Así, encontramos al pueblo vasco forjando su identidad desde el Neolítico hasta la fecha, fenómeno tan inverificable como único en la historia de la Humanidad. O a los vascos resistiendo a los romanos a ultranza, no pasarán, o pactos medievales del pueblo vasco con la Corona tras batallas legendarias, sin más base que la imaginación ideológica. O las soberanías originarias de unas ilusorias repúblicas vascas perdidas en las noches de los tiempos y tomadas como artículo de fe.

«Esta era la tesis de la tierra desde mucho antes de Sabino o de Larramendi», aseguraba en 1995 el PNV, justificando versiones de este tipo, tomadas del fuerismo tradicional. Afirmaba una especie de soberanismo intelectual, convirtiendo «la tradición jurídica y política vasca» en el elemento que prueba la veracidad histórica, en una especie de ‘yo me lo guiso, yo me lo como’ que ahorra investigaciones.

Así, la retórica autorreferencial presenta los fueros de origen medieval como una especie de constitución liberal. Las guerras carlistas se convierten en una guerra nacional, Euskadi contra España, que terminará con la ocupación militar española. Los liberales quedan como perversos antifueristas y los carlistas serán los depositarios de las esencias vascas por los siglos de los siglos.

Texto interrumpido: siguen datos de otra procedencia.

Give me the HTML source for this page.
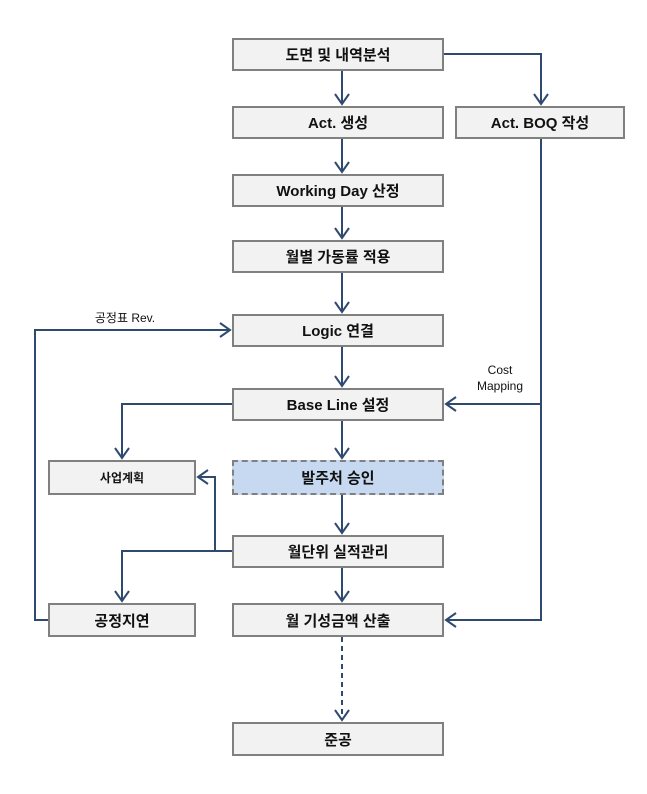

Y etcétera. Ahora nos enteramos de que Barakaldo era euskaldun a mediados del XIX, novedad, y para acabar con esta circunstancia trajeron obreros españoles, acabando con los vascoparlantes, que, al parecer, hubieron de emigrar. Nada de esto tiene ni pies ni cabeza, pero así lo aseguran en ETB, oráculo de la historia configurada al modo victimista y nacionalista. La Guerra Civil se convierte en otra guerra nacional en la que el pueblo vasco (todo él nacionalista, sin pluralismos) se opone a la España agresiva. Para redondear la faena, el acoso de ETA a la sociedad vasca y a la democracia fue una guerra entre dos bandos, no una agresión terrorista. El final de la historia: para más maldad, los españoles le niegan un trato justo a la otra potencia vigilante, ETA (encarnación del pueblo vasco), básicamente la principal víctima.

Las injerencias en el pasado tratan de arrimar el ascua de la historia a la sardina del nacionalismo, versión irredenta. «Quien controla el pasado controla el futuro y quien controla el presente controlará el pasado», asegura ‘1984’. En la distopía de Orwell, el totalitarismo reconstruye continuadamente el pasado, para que el presente -presente ideologizado- quede siempre legitimado.

Entre nosotros, buena parte de las políticas culturales esencialistas se dirigen a reconstruir el pasado. No es un pasatiempo inocente. El ‘soberanismo histórico’ sirve de propaganda y de elemento legitimador de las mayores barbaridades. La invención del pasado lo transforma, proporcionando la imagen de poderes soberanos desde la Edad Media: no cejamos contra Carlomagno (en Roncesvalles), no lo haremos ahora. ‘In illo tempore’, en aquel tiempo. Puede la imagen de que la verdad está en el pasado, que no fue una circunstancia histórica, sino mensaje transcendente que nos fija los deberes.

¿Existe el derecho de los pueblos a decidir su pasado, contra el sentido común? Tal práctica tiene relación con la reivindicación del derecho a decidir futuros.